Didn’t Solomon go a bit crazy at the end?
The New World origin hypothesis for syphilis has been the dominant theory, but last I new it wasn’t considered totally settled science. What we know is that the disease we know as syphilis was first recorded in an unambiguous way after the Columbus voyages and then ran riot through Europe thereafter. It manifested in very horrible ways generally worse than seen today the way diseases brand new to a population often do. There is evidence the disease did in fact exist in the Americas before Columbus.
On the other hand, there were illnesses known to be caused in the old world long before by an organism which is genetically very similar if not functionally identical to the spirochete bacteria that causes syphilis.

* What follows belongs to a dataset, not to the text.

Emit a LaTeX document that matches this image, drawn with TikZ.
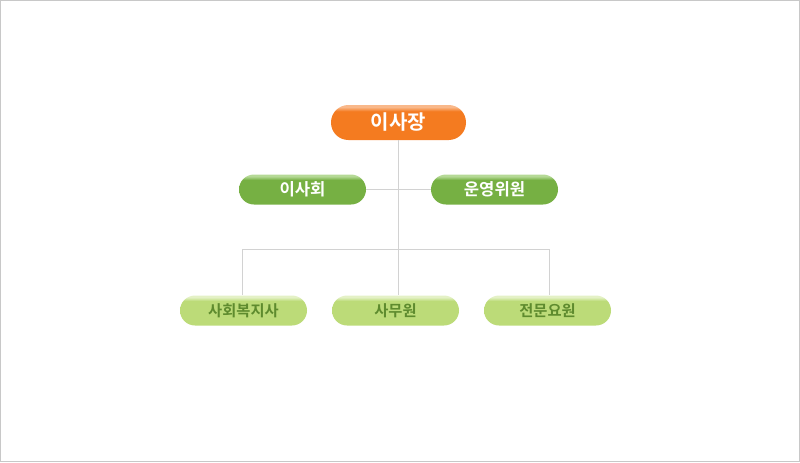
\documentclass[tikz,border=0pt]{standalone}
\usepackage{fontspec}
\newfontfamily\kr{Noto Sans CJK KR Bold}
\definecolor{orangec}{HTML}{F47B20}
\definecolor{orangel}{HTML}{F9B88A}
\definecolor{greenc}{HTML}{76B043}
\definecolor{greenl}{HTML}{B5D996}
\definecolor{lgreenc}{HTML}{BCDB78}
\definecolor{lgreenl}{HTML}{E4F1C6}
\definecolor{lgtext}{HTML}{5E8B2E}
\definecolor{linec}{HTML}{D2D2D2}
\definecolor{framec}{HTML}{C8C8C8}
\pgfdeclareverticalshading{glossO}{100bp}{color(0bp)=(orangec); color(66bp)=(orangec); color(72bp)=(orangel); color(100bp)=(orangel)}
\pgfdeclareverticalshading{glossG}{100bp}{color(0bp)=(greenc); color(66bp)=(greenc); color(72bp)=(greenl); color(100bp)=(greenl)}
\pgfdeclareverticalshading{glossL}{100bp}{color(0bp)=(lgreenc); color(66bp)=(lgreenc); color(72bp)=(lgreenl); color(100bp)=(lgreenl)}
\tikzset{
  topbox/.style={rounded corners=13pt, minimum width=101.25pt, minimum height=26.25pt, inner sep=0pt, shading=glossO, text=white, font=\kr\fontsize{15pt}{17pt}\selectfont},
  midbox/.style={rounded corners=11.25pt, minimum width=95.25pt, minimum height=22.5pt, inner sep=0pt, shading=glossG, text=white, font=\kr\fontsize{12.5pt}{14pt}\selectfont},
  lowbox/.style={rounded corners=11.25pt, minimum width=95.25pt, minimum height=22.5pt, inner sep=0pt, shading=glossL, text=lgtext, font=\kr\fontsize{11.5pt}{13pt}\selectfont},
  conn/.style={draw=linec, line width=0.75pt}
}
\begin{document}
\begin{tikzpicture}[x=0.75pt,y=-0.75pt]
\useasboundingbox (0,0) rectangle (800,462);
\draw[framec, line width=0.75pt] (0.5,0.5) rectangle (799.5,461.5);
\node[topbox] (top) at (398.5,122.5) {이사장};
\node[midbox] (bod) at (302.5,189.5) {이사회};
\node[midbox] (ops) at (494.5,189.5) {운영위원};
\node[lowbox] (sw) at (243.5,310.5) {사회복지사};
\node[lowbox] (off) at (395.5,310.5) {사무원};
\node[lowbox] (exp) at (547.5,310.5) {전문요원};
\coordinate (hub) at (398,189.5);
\coordinate (busL) at (242.5,249.5);
\coordinate (busR) at (549.5,249.5);
\coordinate (dropL) at (242.5,295);
\coordinate (dropM) at (398,295);
\coordinate (dropR) at (549.5,295);
\draw[conn] (top.south -| hub) -- (dropM);
\draw[conn] (bod.east) -- (ops.west);
\draw[conn] (dropL) -- (busL) -- (busR) -- (dropR);
\end{tikzpicture}
\end{document}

Those old world illnesses did not really behave the way classic syphilis does. They were more skin related if I recall. But scientists also think they have found bones of the medieval period that display signs of actual syphilis. There’s a line of thought that maybe these bacteria evolved into the more classic venereal presentation due to climate and different living conditions among host populations.
@tacoanybody: I’m currently watching “The Apothecary Diaries” on Crunchyroll. Its an animated series, but it has the same backdrop I referenced earlier. You can watch the entire first season for free without a premium account.

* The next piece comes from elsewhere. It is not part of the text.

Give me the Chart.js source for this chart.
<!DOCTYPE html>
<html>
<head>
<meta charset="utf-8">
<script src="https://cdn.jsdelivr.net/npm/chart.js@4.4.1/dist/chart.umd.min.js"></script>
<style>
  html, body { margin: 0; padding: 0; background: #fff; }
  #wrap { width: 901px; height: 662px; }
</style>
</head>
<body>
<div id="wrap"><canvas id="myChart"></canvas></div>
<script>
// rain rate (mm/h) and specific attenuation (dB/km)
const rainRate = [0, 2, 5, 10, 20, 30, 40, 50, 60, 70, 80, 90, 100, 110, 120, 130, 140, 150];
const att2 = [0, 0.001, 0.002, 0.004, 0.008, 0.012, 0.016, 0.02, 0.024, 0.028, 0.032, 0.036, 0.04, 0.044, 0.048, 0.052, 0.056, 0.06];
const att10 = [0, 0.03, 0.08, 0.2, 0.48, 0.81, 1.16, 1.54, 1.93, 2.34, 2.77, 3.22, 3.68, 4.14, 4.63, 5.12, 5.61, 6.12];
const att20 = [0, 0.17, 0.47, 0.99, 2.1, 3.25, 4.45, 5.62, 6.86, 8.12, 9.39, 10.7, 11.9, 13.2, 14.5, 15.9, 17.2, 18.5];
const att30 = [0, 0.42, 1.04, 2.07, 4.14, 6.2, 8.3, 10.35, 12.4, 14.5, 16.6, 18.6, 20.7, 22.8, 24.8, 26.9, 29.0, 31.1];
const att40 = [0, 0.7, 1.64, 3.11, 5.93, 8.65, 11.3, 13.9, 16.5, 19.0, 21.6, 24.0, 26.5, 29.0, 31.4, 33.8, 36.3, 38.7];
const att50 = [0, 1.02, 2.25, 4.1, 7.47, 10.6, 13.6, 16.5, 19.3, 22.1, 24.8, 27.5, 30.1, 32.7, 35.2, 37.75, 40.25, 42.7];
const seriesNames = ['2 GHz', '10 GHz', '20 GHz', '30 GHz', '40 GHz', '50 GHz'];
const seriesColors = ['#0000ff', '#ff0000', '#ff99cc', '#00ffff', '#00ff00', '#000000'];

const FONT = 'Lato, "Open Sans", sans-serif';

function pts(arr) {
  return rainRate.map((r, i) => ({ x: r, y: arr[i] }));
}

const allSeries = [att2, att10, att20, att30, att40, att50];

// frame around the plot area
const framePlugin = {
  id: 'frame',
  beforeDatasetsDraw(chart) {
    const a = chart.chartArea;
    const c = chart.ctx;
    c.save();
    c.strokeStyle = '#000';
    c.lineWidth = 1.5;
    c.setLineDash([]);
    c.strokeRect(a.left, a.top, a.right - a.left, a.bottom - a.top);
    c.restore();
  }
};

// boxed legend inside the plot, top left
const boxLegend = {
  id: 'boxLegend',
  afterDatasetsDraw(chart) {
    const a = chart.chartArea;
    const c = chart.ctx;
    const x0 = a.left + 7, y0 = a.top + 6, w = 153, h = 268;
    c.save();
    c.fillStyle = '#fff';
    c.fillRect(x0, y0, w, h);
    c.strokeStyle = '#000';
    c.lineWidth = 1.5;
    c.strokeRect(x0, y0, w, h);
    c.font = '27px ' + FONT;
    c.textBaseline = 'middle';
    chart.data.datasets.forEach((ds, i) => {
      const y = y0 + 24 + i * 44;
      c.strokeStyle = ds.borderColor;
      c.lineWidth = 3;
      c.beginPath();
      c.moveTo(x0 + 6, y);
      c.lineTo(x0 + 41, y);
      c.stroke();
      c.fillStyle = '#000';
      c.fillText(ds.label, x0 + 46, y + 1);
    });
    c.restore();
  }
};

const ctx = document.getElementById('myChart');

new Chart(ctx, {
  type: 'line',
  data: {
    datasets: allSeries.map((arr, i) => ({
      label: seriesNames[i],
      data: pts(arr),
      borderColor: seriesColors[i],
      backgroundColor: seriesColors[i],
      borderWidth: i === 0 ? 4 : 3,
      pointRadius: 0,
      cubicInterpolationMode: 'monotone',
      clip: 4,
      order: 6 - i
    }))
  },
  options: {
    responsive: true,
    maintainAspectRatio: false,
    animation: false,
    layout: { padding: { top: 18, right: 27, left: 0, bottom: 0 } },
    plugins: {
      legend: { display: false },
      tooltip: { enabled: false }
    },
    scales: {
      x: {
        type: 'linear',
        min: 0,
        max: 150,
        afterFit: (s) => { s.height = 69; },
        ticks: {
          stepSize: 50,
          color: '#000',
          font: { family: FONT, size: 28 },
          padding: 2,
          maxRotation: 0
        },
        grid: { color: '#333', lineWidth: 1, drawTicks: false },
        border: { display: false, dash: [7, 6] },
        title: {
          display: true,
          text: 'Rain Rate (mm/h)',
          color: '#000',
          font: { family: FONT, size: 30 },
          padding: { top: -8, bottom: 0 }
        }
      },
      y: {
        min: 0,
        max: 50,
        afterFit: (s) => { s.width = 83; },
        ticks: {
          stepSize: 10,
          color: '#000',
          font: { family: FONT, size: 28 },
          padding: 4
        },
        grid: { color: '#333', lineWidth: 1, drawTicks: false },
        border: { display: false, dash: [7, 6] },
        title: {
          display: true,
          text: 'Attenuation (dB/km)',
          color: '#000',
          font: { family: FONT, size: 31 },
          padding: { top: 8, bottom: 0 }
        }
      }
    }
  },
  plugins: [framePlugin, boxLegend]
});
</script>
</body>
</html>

Ashkenazi Jews ended polygamy about a millennium ago. The teaching point stressed that polygamous marriages in Scripture weren’t very happy. Polygamy was still practiced by Jews in Yemen until there were still Jews there. The West practices monogamy in marriage because it is a Roman custom. This custom has now spread to even the Muslim world; only a handful of countries permit polygamy for Muslims.
The more civilized Muslim countries that do allow polygamy limit the number of wives to four and requires that before marrying another wife, the prospective husband must prove that he’s able to provide for all his wives and children.
AFAIR, Egypt requires that each wife has her separate household and shared households are not allowed.
As usual, though, rules can be bent for the ruling class where men can have harems with multiple wives and concubines.
The Torah sets no limit to the number of wives a man can have. In the Qur’an, a man can marry up to four women, but only if he can treat each of them equally and fairly. (Because it might be impossible to treat multiple wives completely equally and fairly, many Muslims interpret the Qur’an as saying that a man may marry only one wife.)
This really isn’t solely a Global South thing. There is a lot of it going on in the West and right here in this country. The bulk of it is not polygamy in the classic sense with one patriarch and a bunch of sister wives. I mean that happens too, but far more are termed “polyamorous” which tends to have more varied and egalitarian in nature. It’s come to the fore in popular culture of late, but I don’t think it’s really a rapidly growing thing so much as more visible. Around 5% of the population practices non-monogamy in some way.
I would not presume to say what the Catholic Church should do about it as I’m not Catholic nor Christian though I do have that background. Unless such a family is a member of the church I would say there’s not much to do other than live with it.
Probably the smartest thing to do these days is to take allies where you find them. Most poly people I’ve known are definitely not MAGA oriented and on basic social justice issues at least, are probably far more in line with Catholic values than much of what terms itself Christianity these days.